Asynchronous precise interrupts include the critical and noncritical external interrupts, timer facility
interrupts, and some debug events.
In the PPC405, machine checks are handled as critical interrupts (see “Critical and Noncritical
Interrupts” on page 5-5). If a machine check is associated with an instruction fetch, the critical
interrupt save/restore register contains the address of the instruction being fetched when the machine
check occurred.
The synchronism of instruction-side machine checks (errors that occur while attempting to fetch an
instruction from external memory) requires further explanation. Fetch requests to cachable memory
that miss in the instruction cache unit (ICU) cause an instruction cache line fill (eight words).
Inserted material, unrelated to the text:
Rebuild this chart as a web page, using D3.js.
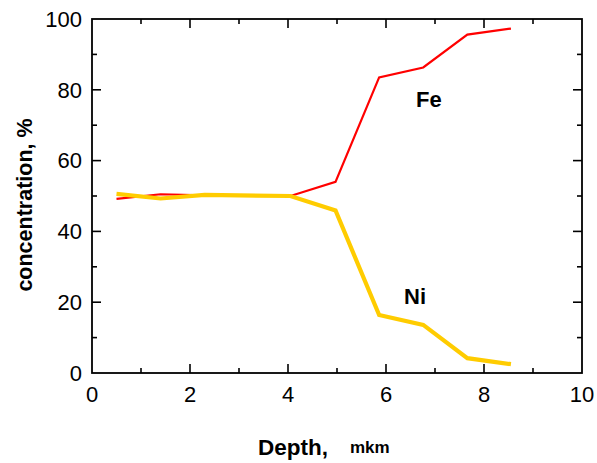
<!DOCTYPE html>
<html>
<head>
<meta charset="utf-8">
<script src="https://cdn.jsdelivr.net/npm/d3@7"></script>
<style>
  html, body { margin: 0; padding: 0; background: #fff; }
  svg { display: block; font-family: "Liberation Sans", Arial, sans-serif; }
</style>
</head>
<body>
<svg id="chart" width="597" height="463"></svg>
<script>
// Depth profile of Fe and Ni concentration
const depth = [0.5, 1.4, 2.3, 4.05, 4.97, 5.86, 6.76, 7.66, 8.55];
const fe    = [49.2, 50.5, 50.2, 50.0, 54.0, 83.5, 86.3, 95.6, 97.3];
const ni    = [50.6, 49.3, 50.3, 50.0, 45.9, 16.4, 13.6, 4.2, 2.5];
const xTicks = [0, 2, 4, 6, 8, 10];
const yTicks = [0, 20, 40, 60, 80, 100];

const svg = d3.select("#chart");
const x = d3.scaleLinear().domain([0, 10]).range([92, 582]);
const y = d3.scaleLinear().domain([0, 100]).range([373, 19]);

const frame = svg.append("g");

// Inward ticks on all four sides: majors with labels, unlabeled minors between
const xMinor = d3.range(1, 10, 2);
const yMinor = d3.range(10, 100, 20);

function ticks(g, scale, axis, values, len) {
  g.selectAll(null).data(values).join("line")
    .attr("stroke", "#000").attr("stroke-width", 1.6)
    .each(function (d) {
      const s = d3.select(this);
      if (axis === "bottom") s.attr("x1", scale(d)).attr("x2", scale(d)).attr("y1", y(0)).attr("y2", y(0) - len);
      if (axis === "top") s.attr("x1", scale(d)).attr("x2", scale(d)).attr("y1", y(100)).attr("y2", y(100) + len);
      if (axis === "left") s.attr("y1", scale(d)).attr("y2", scale(d)).attr("x1", x(0)).attr("x2", x(0) + len);
      if (axis === "right") s.attr("y1", scale(d)).attr("y2", scale(d)).attr("x1", x(10)).attr("x2", x(10) - len);
    });
}
["bottom", "top"].forEach(a => {
  ticks(frame, x, a, xTicks.slice(1, -1), 9);
  ticks(frame, x, a, xMinor, 5);
});
["left", "right"].forEach(a => {
  ticks(frame, y, a, yTicks.slice(1, -1), 9);
  ticks(frame, y, a, yMinor, 5);
});

frame.append("rect")
  .attr("x", x(0)).attr("y", y(100))
  .attr("width", x(10) - x(0)).attr("height", y(0) - y(100))
  .attr("fill", "none").attr("stroke", "#000").attr("stroke-width", 1.8);

// Tick labels
svg.append("g").selectAll("text").data(xTicks).join("text")
  .attr("x", d => x(d)).attr("y", y(0) + 29)
  .attr("text-anchor", "middle").attr("font-size", 22)
  .text(d => d);
svg.append("g").selectAll("text").data(yTicks).join("text")
  .attr("x", x(0) - 10).attr("y", d => y(d) + 7.8)
  .attr("text-anchor", "end").attr("font-size", 22)
  .text(d => d);

// Series
const line = v => d3.line().x((d, i) => x(depth[i])).y(d => y(d))(v);
svg.append("path").attr("d", line(fe))
  .attr("fill", "none").attr("stroke", "#ff0000").attr("stroke-width", 2.2)
  .attr("stroke-linejoin", "miter");
svg.append("path").attr("d", line(ni))
  .attr("fill", "none").attr("stroke", "#ffcc00").attr("stroke-width", 4.2)
  .attr("stroke-linejoin", "miter");

// Series names
svg.append("text").attr("x", 416).attr("y", 107)
  .attr("font-size", 22).attr("font-weight", "bold").text("Fe");
svg.append("text").attr("x", 404).attr("y", 304)
  .attr("font-size", 22).attr("font-weight", "bold").text("Ni");

// Axis titles
svg.append("text").attr("x", 258).attr("y", 455)
  .attr("font-size", 22.5).attr("font-weight", "bold").text("Depth,");
svg.append("text").attr("x", 350).attr("y", 453)
  .attr("font-size", 17).attr("font-weight", "bold").text("mkm");
svg.append("text")
  .attr("transform", "translate(32,205) rotate(-90)")
  .attr("text-anchor", "middle")
  .attr("font-size", 21.5).attr("font-weight", "bold")
  .text("concentration, %");
</script>
</body>
</html>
If any
instructions (words) in the fetched line are associated with an exception, an interrupt occurs upon
attempted execution and the cache line is invalidated.
It is improper to declare an exception when an erroneous word is passed to the fetcher; the address
could be the result of an incorrect speculative access. It is quite likely that no attempt will be made to
execute an instruction from the erroneous address. An instruction-side machine check interrupt
occurs only when execution is attempted. If an exception occurs, execution is suppressed, SRR2
contains the erroneous address, and the ESR indicates that an instruction-side machine check
occurred. Although such an interrupt is clearly asynchronous to the erroneous memory access, it is
handled synchronously with respect to the attempted execution from the erroneous address.
Except for machine checks, all PPC405 interrupts are handled precisely:
• The address of the excepting instruction (for synchronous exceptions, other than the system call
exception) or the address of the next sequential instruction (for asynchronous exceptions and the
system call exception) is passed to the interrupt handling routine.
• All instructions that precede the instruction whose address is reported to the interrupt handling
routine have completed execution and that no subsequent instruction has begun execution. The
specific instruction whose address is reported might not have begun execution or might have
partially completed, as specified for each interrupt type.
5.3 Interrupt Handling Priorities
The PPC405 core only one interrupt at a time. Multiple simultaneous interrupts are handled in the
priority order shown in Table 5-1 (assuming, of course, that the interrupt types are enabled).
Multiple interrupts can exist simultaneously, each of which requires the generation of an interrupt. The
architecture does not provide for simultaneously reporting more than one interrupt of the same class
(critical or non-critical). Therefore, interrupts are ordered with respect to each other. A masking
mechanism is available for certain persistent interrupt types.
When an interrupt type is masked, and an event causes an exception which would normally generate
an interrupt of that type, the exception
persists
as a
status
bit in a register. However, no interrupt is
generated. Later, if the interrupt type is enabled (unmasked), and the exception status has not been
cleared by software, the interrupt due to the original exception event is finally generated.